Repeat every line exactly, keeping the pictures out of the copy.
□ □ □ □ □ □ □
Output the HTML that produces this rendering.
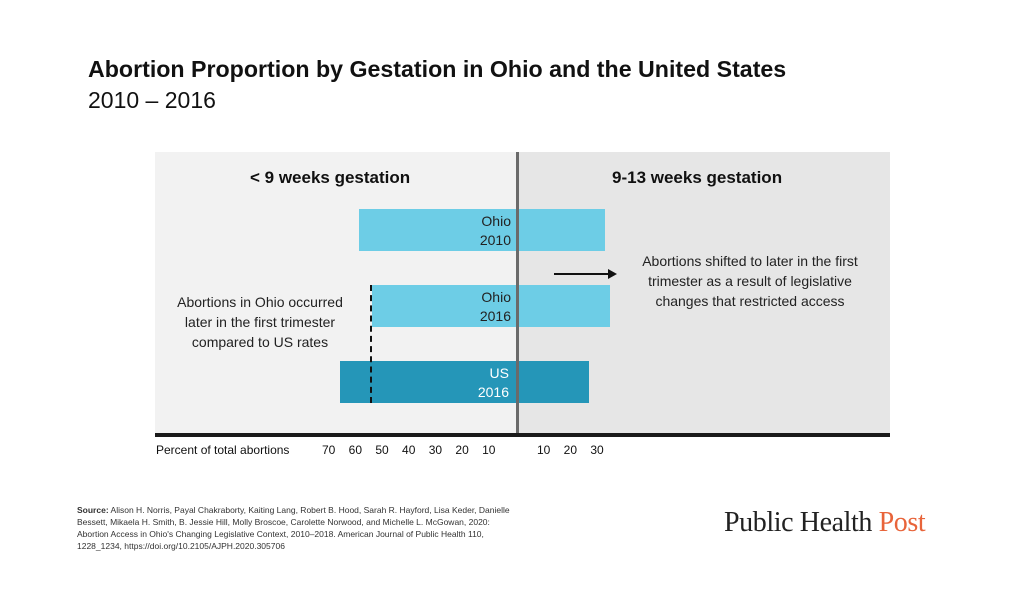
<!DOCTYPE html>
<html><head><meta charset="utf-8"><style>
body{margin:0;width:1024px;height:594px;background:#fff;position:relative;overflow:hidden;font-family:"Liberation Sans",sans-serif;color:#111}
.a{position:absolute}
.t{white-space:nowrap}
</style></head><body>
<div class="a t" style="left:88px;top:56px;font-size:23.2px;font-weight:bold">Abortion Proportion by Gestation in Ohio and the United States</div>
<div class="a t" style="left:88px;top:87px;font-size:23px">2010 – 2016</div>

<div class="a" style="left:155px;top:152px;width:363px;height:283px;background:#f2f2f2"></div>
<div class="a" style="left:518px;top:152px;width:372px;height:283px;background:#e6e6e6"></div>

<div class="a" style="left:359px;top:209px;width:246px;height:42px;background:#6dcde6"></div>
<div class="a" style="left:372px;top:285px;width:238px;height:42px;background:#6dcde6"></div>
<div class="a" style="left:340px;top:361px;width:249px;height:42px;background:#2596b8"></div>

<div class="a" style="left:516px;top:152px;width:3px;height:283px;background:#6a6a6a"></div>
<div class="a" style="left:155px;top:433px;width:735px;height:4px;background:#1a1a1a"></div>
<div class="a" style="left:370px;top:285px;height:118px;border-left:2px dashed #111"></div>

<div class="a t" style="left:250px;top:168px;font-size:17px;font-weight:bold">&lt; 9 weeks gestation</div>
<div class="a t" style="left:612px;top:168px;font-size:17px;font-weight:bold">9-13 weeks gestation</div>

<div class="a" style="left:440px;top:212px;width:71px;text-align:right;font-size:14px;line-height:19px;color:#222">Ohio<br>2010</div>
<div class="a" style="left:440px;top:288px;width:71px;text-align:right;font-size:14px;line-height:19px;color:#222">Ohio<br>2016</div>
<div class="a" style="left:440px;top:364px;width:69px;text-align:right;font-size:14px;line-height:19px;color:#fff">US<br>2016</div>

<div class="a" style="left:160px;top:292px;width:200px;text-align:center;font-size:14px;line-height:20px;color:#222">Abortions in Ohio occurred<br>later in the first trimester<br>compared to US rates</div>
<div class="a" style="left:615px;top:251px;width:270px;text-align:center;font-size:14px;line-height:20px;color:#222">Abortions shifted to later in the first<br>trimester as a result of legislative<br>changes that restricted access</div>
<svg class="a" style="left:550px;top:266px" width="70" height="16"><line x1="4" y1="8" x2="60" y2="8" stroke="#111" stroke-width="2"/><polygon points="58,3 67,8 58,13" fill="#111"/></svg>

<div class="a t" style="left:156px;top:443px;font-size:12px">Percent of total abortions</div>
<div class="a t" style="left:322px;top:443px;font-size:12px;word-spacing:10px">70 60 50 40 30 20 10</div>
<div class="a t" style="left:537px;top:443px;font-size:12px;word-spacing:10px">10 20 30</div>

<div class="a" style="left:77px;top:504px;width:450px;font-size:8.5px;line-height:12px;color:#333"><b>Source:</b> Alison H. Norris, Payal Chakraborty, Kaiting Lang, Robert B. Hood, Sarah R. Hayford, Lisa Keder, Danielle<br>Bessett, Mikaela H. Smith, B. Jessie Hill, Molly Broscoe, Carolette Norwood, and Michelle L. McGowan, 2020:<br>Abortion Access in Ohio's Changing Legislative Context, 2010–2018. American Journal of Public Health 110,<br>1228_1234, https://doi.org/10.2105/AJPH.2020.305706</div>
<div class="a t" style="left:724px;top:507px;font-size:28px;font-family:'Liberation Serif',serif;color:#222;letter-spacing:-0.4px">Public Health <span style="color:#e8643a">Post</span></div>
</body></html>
□ □ □ □ □ □ □
| RESULT |
Output the HTML that produces this rendering.
<!DOCTYPE html>
<html><head><meta charset="utf-8"><style>
body{margin:0;width:1024px;height:594px;background:#fff;position:relative;overflow:hidden;font-family:"Liberation Sans",sans-serif;color:#111}
.a{position:absolute}
.t{white-space:nowrap}
</style></head><body>
<div class="a t" style="left:88px;top:56px;font-size:23.2px;font-weight:bold">Abortion Proportion by Gestation in Ohio and the United States</div>
<div class="a t" style="left:88px;top:87px;font-size:23px">2010 – 2016</div>

<div class="a" style="left:155px;top:152px;width:363px;height:283px;background:#f2f2f2"></div>
<div class="a" style="left:518px;top:152px;width:372px;height:283px;background:#e6e6e6"></div>

<div class="a" style="left:359px;top:209px;width:246px;height:42px;background:#6dcde6"></div>
<div class="a" style="left:372px;top:285px;width:238px;height:42px;background:#6dcde6"></div>
<div class="a" style="left:340px;top:361px;width:249px;height:42px;background:#2596b8"></div>

<div class="a" style="left:516px;top:152px;width:3px;height:283px;background:#6a6a6a"></div>
<div class="a" style="left:155px;top:433px;width:735px;height:4px;background:#1a1a1a"></div>
<div class="a" style="left:370px;top:285px;height:118px;border-left:2px dashed #111"></div>

<div class="a t" style="left:250px;top:168px;font-size:17px;font-weight:bold">&lt; 9 weeks gestation</div>
<div class="a t" style="left:612px;top:168px;font-size:17px;font-weight:bold">9-13 weeks gestation</div>

<div class="a" style="left:440px;top:212px;width:71px;text-align:right;font-size:14px;line-height:19px;color:#222">Ohio<br>2010</div>
<div class="a" style="left:440px;top:288px;width:71px;text-align:right;font-size:14px;line-height:19px;color:#222">Ohio<br>2016</div>
<div class="a" style="left:440px;top:364px;width:69px;text-align:right;font-size:14px;line-height:19px;color:#fff">US<br>2016</div>

<div class="a" style="left:160px;top:292px;width:200px;text-align:center;font-size:14px;line-height:20px;color:#222">Abortions in Ohio occurred<br>later in the first trimester<br>compared to US rates</div>
<div class="a" style="left:615px;top:251px;width:270px;text-align:center;font-size:14px;line-height:20px;color:#222">Abortions shifted to later in the first<br>trimester as a result of legislative<br>changes that restricted access</div>
<svg class="a" style="left:550px;top:266px" width="70" height="16"><line x1="4" y1="8" x2="60" y2="8" stroke="#111" stroke-width="2"/><polygon points="58,3 67,8 58,13" fill="#111"/></svg>

<div class="a t" style="left:156px;top:443px;font-size:12px">Percent of total abortions</div>
<div class="a t" style="left:322px;top:443px;font-size:12px;word-spacing:10px">70 60 50 40 30 20 10</div>
<div class="a t" style="left:537px;top:443px;font-size:12px;word-spacing:10px">10 20 30</div>

<div class="a" style="left:77px;top:504px;width:450px;font-size:8.5px;line-height:12px;color:#333"><b>Source:</b> Alison H. Norris, Payal Chakraborty, Kaiting Lang, Robert B. Hood, Sarah R. Hayford, Lisa Keder, Danielle<br>Bessett, Mikaela H. Smith, B. Jessie Hill, Molly Broscoe, Carolette Norwood, and Michelle L. McGowan, 2020:<br>Abortion Access in Ohio's Changing Legislative Context, 2010–2018. American Journal of Public Health 110,<br>1228_1234, https://doi.org/10.2105/AJPH.2020.305706</div>
<div class="a t" style="left:724px;top:507px;font-size:28px;font-family:'Liberation Serif',serif;color:#222;letter-spacing:-0.4px">Public Health <span style="color:#e8643a">Post</span></div>
</body></html>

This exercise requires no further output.